Uno de los más íntimos consejeros del rey de Portugal Sancho el Grande, fue Rodrigues de Vagliaditos, gobernador de Coimbra. De los hijos del gobernador, el tercero, llamado Gil o Egidio, fue destinado por su padre al servicio de la Iglesia. Gil estudió en Coimbra, donde se distinguió mucho por su brillante inteligencia. El rey le concedió una canonjía y otros beneficios. Pero el joven se interesaba más por las ciencias experimentales que por la teología y decidió estudiar medicina en París. Poco después de emprender el viaje, le alcanzó por el camino un forastero (el beato pensaba más tarde que era el demonio en persona), quien le invitó a ir a Toledo en vez de proseguir el viaje a Francia. Gil se quedó, pues, en Toledo, donde no sólo estudió alquimia y física, sino que se interesó también por las artes de magia. Según parece, se entregó ahí a todos los vicios y llegó incluso a hacer un pacto con el diablo, firmado con su propia sangre. Siete años después, pasó a París, donde practicó la medicina con gran éxito. Pero la voz de su conciencia empezó, por fin, a hacerse oir. Una noche Gil tuvo un sueño en el que un espectro gigantesco le gritó: «¡Cambia de vida!» «¡Cambiaré de vida!», exclamó Gil al despertar. Y cumplió su palabra, ya que al punto quemó los libros de magia, destruyó los frascos de ungüentos y emprendió, a pie, el viaje a Portugal.

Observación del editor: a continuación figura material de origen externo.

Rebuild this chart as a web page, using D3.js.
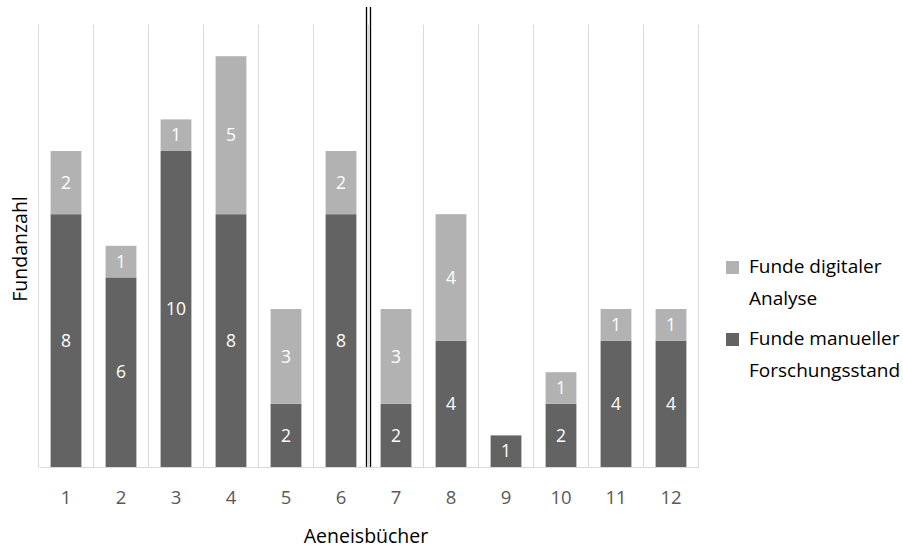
<!DOCTYPE html>
<html><head><meta charset="utf-8">
<script src="https://cdn.jsdelivr.net/npm/d3@7/dist/d3.min.js"></script>
<style>body{margin:0;background:#fff}svg{display:block}</style>
</head><body>
<svg id="c" width="903" height="549"></svg>
<script>
const categories = ["1","2","3","4","5","6","7","8","9","10","11","12"];
const manual = [8,6,10,8,2,8,2,4,1,2,4,4];
const digital = [2,1,1,5,3,2,3,4,0,1,1,1];
const seriesNames = ["Funde digitaler Analyse","Funde manueller Forschungsstand"];
const colors = {manual:"#636363", digital:"#b2b2b2"};
const font = "'Open Sans', sans-serif";

const svg = d3.select("#c");
const pLeft = 38.5, pRight = 698.5, pTop = 24.6, pBottom = 467;
const x = d3.scaleBand().domain(categories).range([pLeft,pRight]).paddingInner(0.44).paddingOuter(0.22);
const xb = d3.scaleBand().domain(categories).range([pLeft,pRight]);
const y = d3.scaleLinear().domain([0,14]).range([pBottom,pTop]);

// vertical gridlines
const gx = categories.map(c=>xb(c)).concat([pRight]);
svg.append("g").selectAll("line").data(gx).join("line")
  .attr("x1",d=>d).attr("x2",d=>d).attr("y1",pTop).attr("y2",pBottom)
  .attr("stroke","#d9d9d9").attr("stroke-width",1);

// bars
const rows = categories.map((c,i)=>({c, manual:manual[i], digital:digital[i]}));
const stack = d3.stack().keys(["manual","digital"])(rows);
const g = svg.append("g");
stack.forEach(s=>{
  g.selectAll(null).data(s).join("rect")
    .attr("x",d=>x(d.data.c)).attr("width",x.bandwidth())
    .attr("y",d=>y(d[1])).attr("height",d=>y(d[0])-y(d[1]))
    .attr("fill",colors[s.key]);
  g.selectAll(null).data(s.filter(d=>d[1]>d[0])).join("text")
    .attr("x",d=>x(d.data.c)+x.bandwidth()/2).attr("y",d=>(y(d[0])+y(d[1]))/2)
    .attr("dy","0.35em").attr("text-anchor","middle")
    .attr("fill","#fff").style("font-family",font).style("font-size","17.5px")
    .text(d=>d[1]-d[0]);
});

// x axis
const xa = svg.append("g").attr("transform",`translate(0,${pBottom})`)
  .call(d3.axisBottom(xb).tickSize(0).tickPadding(24));
xa.select(".domain").attr("stroke","#d9d9d9");
xa.selectAll("text").attr("fill","#595959").style("font-family",font).style("font-size","18.5px");

// double separator line
const sep = xb("7");
[sep-2, sep+2].forEach(v=>{
  svg.append("line").attr("x1",v).attr("x2",v).attr("y1",7).attr("y2",pBottom)
    .attr("stroke","#000").attr("stroke-width",1.3);
});

// axis titles
svg.append("text").attr("x",366).attr("y",536).attr("dy","0.35em").attr("text-anchor","middle")
  .style("font-family",font).style("font-size","19.5px").attr("fill","#000").text("Aeneisbücher");
svg.append("text").attr("transform","translate(20,249) rotate(-90)").attr("dy","0.35em").attr("text-anchor","middle")
  .style("font-family",font).style("font-size","19.5px").attr("fill","#000").text("Fundanzahl");

// legend
const leg = [
  {lines:["Funde digitaler","Analyse"], color:colors.digital, y:261},
  {lines:["Funde manueller","Forschungsstand"], color:colors.manual, y:333}
];
leg.forEach(l=>{
  svg.append("rect").attr("x",726).attr("y",l.y).attr("width",13).attr("height",13).attr("fill",l.color);
  l.lines.forEach((t,i)=>{
    svg.append("text").attr("x",749).attr("y",l.y+5+i*32.5).attr("dy","0.35em")
      .style("font-family",font).style("font-size","19px").attr("fill","#000").text(t);
  });
});
</script>
</body></html>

Con los pies ensangrentados y medio muerto de fatiga, llegó al fin a la ciudad de Valencia, donde los dominicos le recibieron hospitalariamente. Gil aprovechó la ocasión para confesarse. Poco después, tomó el hábito. El resto de su vida fue de lo más edificante. Naturalmente, no le faltaron ataques del demonio y el recuerdo del pacto que había hecho con él le hacía temer mucho por su salvación; pero, con la gracia de Dios, perseveró en la oración y la mortificación. Siete años después, tuvo una visión en la que Nuestra Señora le devolvió el pacto que había firmado con su sangre y, a partir de entonces, vivió en paz. Poco después de su profesión, los superiores le enviaron a la ciudad portuguesa de Santarem. Más tarde, estuvo en un convento de París, donde se hizo muy amigo de Humberto de Romans, futuro maestro general de la Orden de Predicadores. Fue elegido provincial de su orden en Portugal, pero su avanzada edad le obligó a renunciar pronto a ese cargo. Pasó sus últimos años en Santarem, donde Dios le favoreció con frecuentes éxtasis y con el don de profecía. Su culto fue aprobado en 1748.
La leyenda del beato Gil se parece mucho a la de Cipriano y Justina, a la de Fausto y a la de otros muchos; ello hace muy sospechosos todos los elementos sobrenaturales que la adornan. La biografía escrita por el P. Resendio (Acta Sanctorum, mayo, vol. III) no tiene suficiente fundamento histórico.